A propriedade intelectual no Brasil seguiu um caminho paralelo ao desenvolvimento biotecnológico moderno e tem um marco importante em 1996, quando a nova Lei de Propriedade Industrial (LPI 9.279/96), implementada logo após a oficialização do acordo TRIPS, permitiu que produtos químicos, farmacêuticos, alimentares e biotecnológicos, assim como os processos de obtenção, pudessem ser patenteados. Em 1997, a Lei de Proteção de Cultivares (9.456/97) foi sancionada, como um sistema sui generis para a proteção das variedades de plantas.
Ambas as legislações (patentes e cultivares) são independentes, mas caminham juntas para dar direitos exclusivos ao titular de novo invento ou ao obtentor da nova cultivar através da emissão da carta patente ou do certificado de proteção de cultivar. Em 2013 o Instituto Nacional de Propriedade Industrial (Inpi) realizou uma consulta pública sobre as novas Diretrizes de Exame de Patentes na área de Biotecnologia. Elas têm como objetivo inicial definir o entendimento atual do Inpi em relação aos pedidos de patentes dessa área.
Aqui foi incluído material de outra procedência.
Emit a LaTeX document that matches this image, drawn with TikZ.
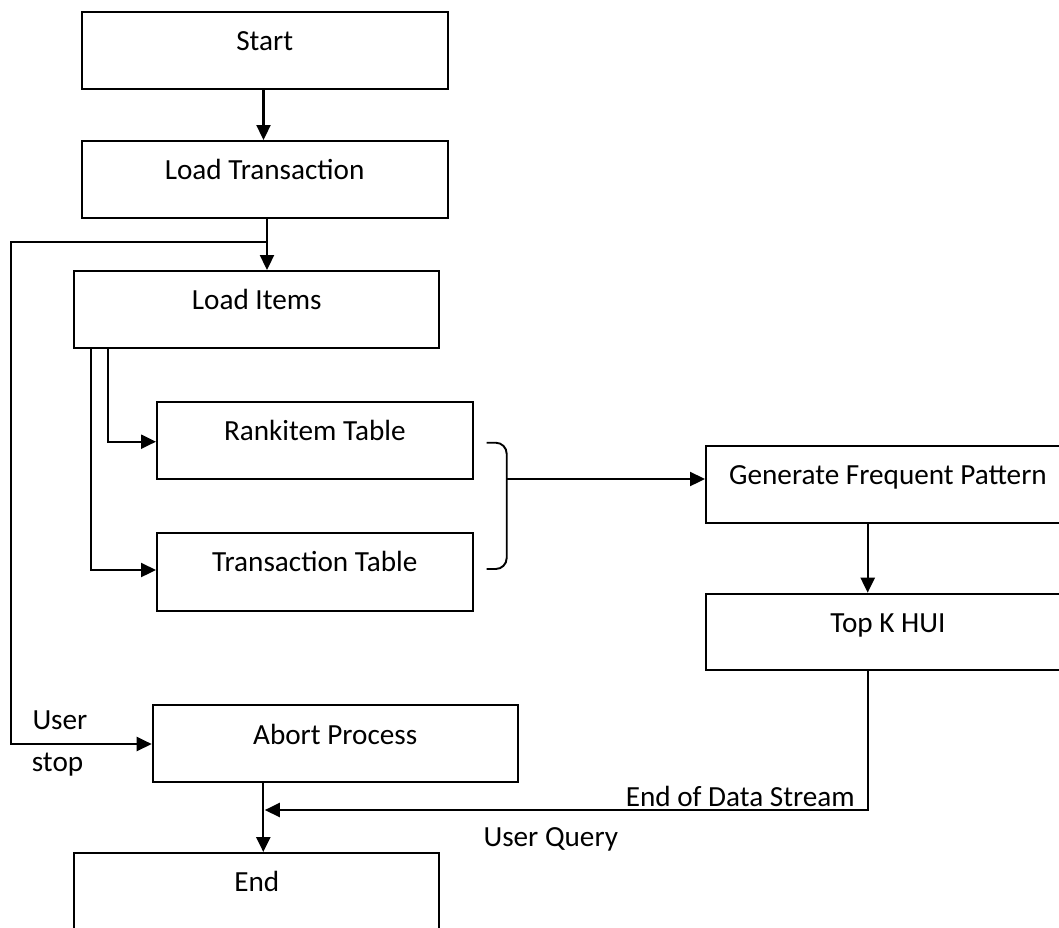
\documentclass[tikz,border=0pt]{standalone}
\usepackage{fontspec}
\setmainfont{Carlito}
\usetikzlibrary{arrows.meta}
\tikzset{
  box/.style={draw, line width=1.9pt, inner xsep=0pt, inner ysep=0pt, anchor=north west, text height=39pt, align=center},
  conn/.style={line width=2.3pt},
  arr/.style={conn, -{Triangle[length=15pt,width=14pt]}},
  lbl/.style={inner sep=0pt},
  bracket/.style={line width=1.9pt, rounded corners=11pt}
}
\begin{document}
\begin{tikzpicture}[x=1pt, y=-1pt, font=\fontsize{29.2}{35}\selectfont]
\path[use as bounding box, clip] (0,0) rectangle (1059,927);
% boxes
\node[box, minimum width=366pt, minimum height=77pt, text depth=38pt] (start) at (80.7,10.7) {Start};
\node[box, minimum width=366pt, minimum height=77.3pt, text depth=38.3pt] (lt) at (80.7,140) {Load Transaction};
\node[box, minimum width=365pt, minimum height=76.7pt, text depth=37.7pt] (li) at (73.3,270) {Load Items};
\node[box, minimum width=315.7pt, minimum height=77.6pt, text depth=38.6pt] (ri) at (156,400.7) {Rankitem Table};
\node[box, minimum width=315.7pt, minimum height=78.3pt, text depth=39.3pt] (tt) at (156,531.7) {Transaction Table};
\node[box, minimum width=364pt, minimum height=76.7pt, text depth=37.7pt] (gfp) at (705,445) {Generate Frequent Pattern};
\node[box, minimum width=364pt, minimum height=76.3pt, text depth=37.3pt] (topk) at (705,592.7) {Top K HUI};
\node[box, minimum width=365pt, minimum height=76.4pt, text depth=37.4pt] (abort) at (151.7,704.3) {Abort Process};
\node[box, minimum width=365pt, minimum height=110pt, text depth=71pt] (end) at (73.3,852) {End};
% labels
\node[lbl, anchor=base west] (user) at (32.3,729.3) {User};
\node[lbl, anchor=base west] (stop) at (31.7,771.7) {stop};
\node[lbl, anchor=base east] (eods) at (855,806.7) {End of Data Stream};
\node[lbl, anchor=base west] (uq) at (483.3,846.7) {User Query};
% helper coordinates
\coordinate (a1) at (263.5,0);
\coordinate (a2) at (267,242);
\coordinate (a3) at (11,744);
\coordinate (r1) at (108.3,441.7);
\coordinate (t1) at (90.7,570);
\coordinate (bm) at (507,479);
\coordinate (g1) at (867.7,0);
\coordinate (k1) at (868,810);
\coordinate (m) at (263.3,810);
% connectors
\draw[arr] (a1 |- start.south) -- (a1 |- lt.north);
\draw[arr] (a2 |- lt.south) -- (a2 |- li.north);
\draw[arr] (a2) -- (a2 -| a3) -- (a3) -- (a3 -| abort.west);
\draw[arr] (r1 |- li.south) -- (r1) -- (r1 -| ri.west);
\draw[arr] (t1 |- li.south) -- (t1) -- (t1 -| tt.west);
\draw[bracket] (486.7,442.7) -- (506.7,442.7) -- (506.7,569) -- (486.7,569);
\draw[arr] (bm) -- (bm -| gfp.west);
\draw[arr] (g1 |- gfp.south) -- (g1 |- topk.north);
\draw[arr] (k1 |- topk.south) -- (k1) -- ([xshift=1.5pt]m);
\draw[arr] (m |- abort.south) -- (m |- end.north);
\end{tikzpicture}
\end{document}
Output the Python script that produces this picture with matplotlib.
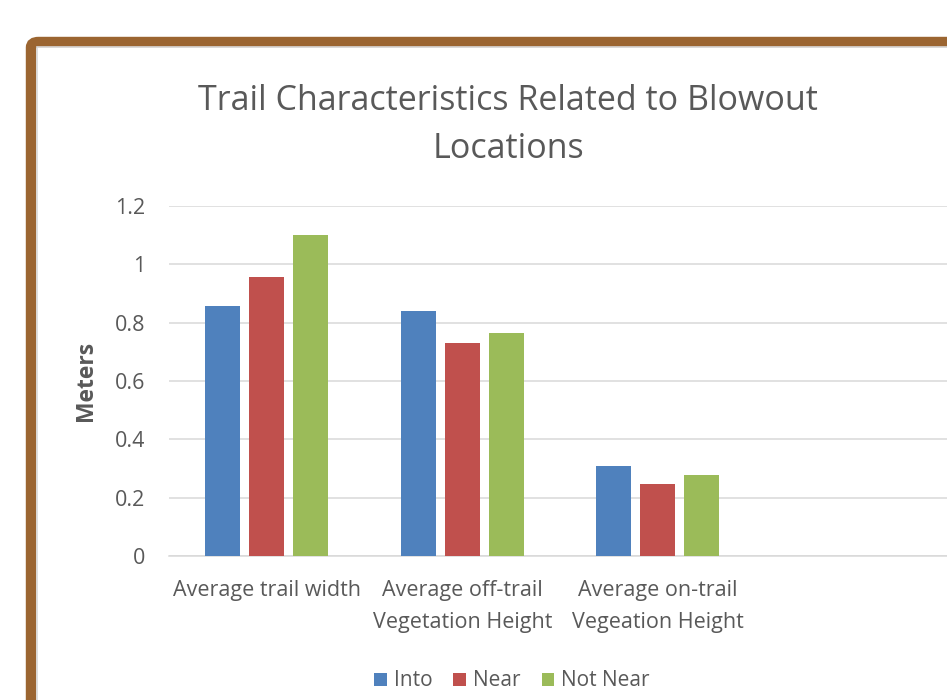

Em relação às restrições de patenteabilidade de inovações biotecnológicas no Brasil, podemos citar os artigos 10 e 18 da LPI, que tratam das reservas ao patenteamento de invenções relacionadas a seres vivos. O artigo 42 da LPI discorre sobre o direito de exclusão do detentor da patente, o qual pode impedir terceiros de produzir, usar, colocar à venda, vender ou importar produtos objetos de patente, processos e produtos obtidos por processos patenteados. O entendimento do Inpi é que o país possui parte de suas diretrizes em concordância com a tendência internacional.
Temos diversas discussões em andamento sobre a extensão que deve ser dada ao entendimento desses itens da lei. No caso de processos de produção de plantas transgênicas, tem-se discutido sobre a extensão da proibição e sobre quais seriam os direitos do detentor da patente. Sabe-se que o processo pode ser passível de proteção no Inpi, desde que atenda aos requisitos de patenteabilidade.
Considerando as novas diretrizes do Inpi, vemos que não é permitido: "plantas transgênicas e suas partes não são consideradas como matérias patenteáveis pelo art. 18 (III e parágrafo único da LPI)" e "plantas transgênicas e/ou partes dessa planta constituem matérias expressamente proibidas de patenteabilidade".
As mesmas diretrizes consideram que a modificação de sequências nucleotídicas, desde que essas não tenham sido descritas previamente como sendo de ocorrência natural, "é aceitável como modificação para fins de adequação ao art 10 (IX) da LPI".
Para entender esse descompasso entre o não patenteamento de plantas transgênicas e suas partes e a permissão da proteção de sequências nucleotídicas modificadas, temos primeiro que esclarecer o entendimento do Inpi em relação às sequências nucleotídicas. Segundo as Diretrizes de Biotecnologia de 1994, as sequências não são consideradas como "parte" dos seres vivos, mas como compostos químicos, o que permite o patenteamento desde que se diferenciem daquilo que é encontrado na natureza.
Considerando que uma planta transgênica tem o seu conteúdo genético modificado por técnica de manipulação que pode ser nova, inventiva e aplicável na indústria, teoricamente é sim possível proteger o produto de processo de produção de plantas transgênicas, desde que essa se restrinja à construção gênica obtida pelo processo, sendo a construção gênica diferente do que existe na natureza. A mesma interpretação pode ser dada a outros processos de produção e produtos não naturais que apresentem modificações em suas sequências nucleotídicas.
Sabemos que, na prática, um pedido de patente só é concedido após aprovação de um examinador. O exame é um procedimento feito individualmente, e a concessão pode ser dada de acordo com a redação da tecnologia descrita e considerando a interpretação dada pelo examinador sobre o conteúdo do relatório descritivo com os elementos considerados como inovadores. A verificação dos requisitos de patenteabilidade na área de biotecnologia ainda está pouco consolidada, admitindo diferentes vertentes na interpretação da extensão da proteção dada.
Considerando que a maioria dos pedidos de patente da área biotecnológica depositados no Brasil advém de empresas internacionais, especialmente dos EUA, podemos vislumbrar cenário em que muitos desses pedidos poderão ser indeferidos nos próximos anos, dado que a redação dos pedidos traduzidos daquele país têm uma abrangência do escopo maior do que permite a legislação brasileira.
Assim, cada vez mais, podemos esperar que as empresas estrangeiras procurem por consultores de patentes industriais no Brasil para indicar possíveis adaptações que possam ser feitas no escopo reivindicado no referido pedido para adaptá-lo à legislação brasileira e suas diretrizes atuais, pelo menos em tese, aumentando a chance de concessão desse pedido.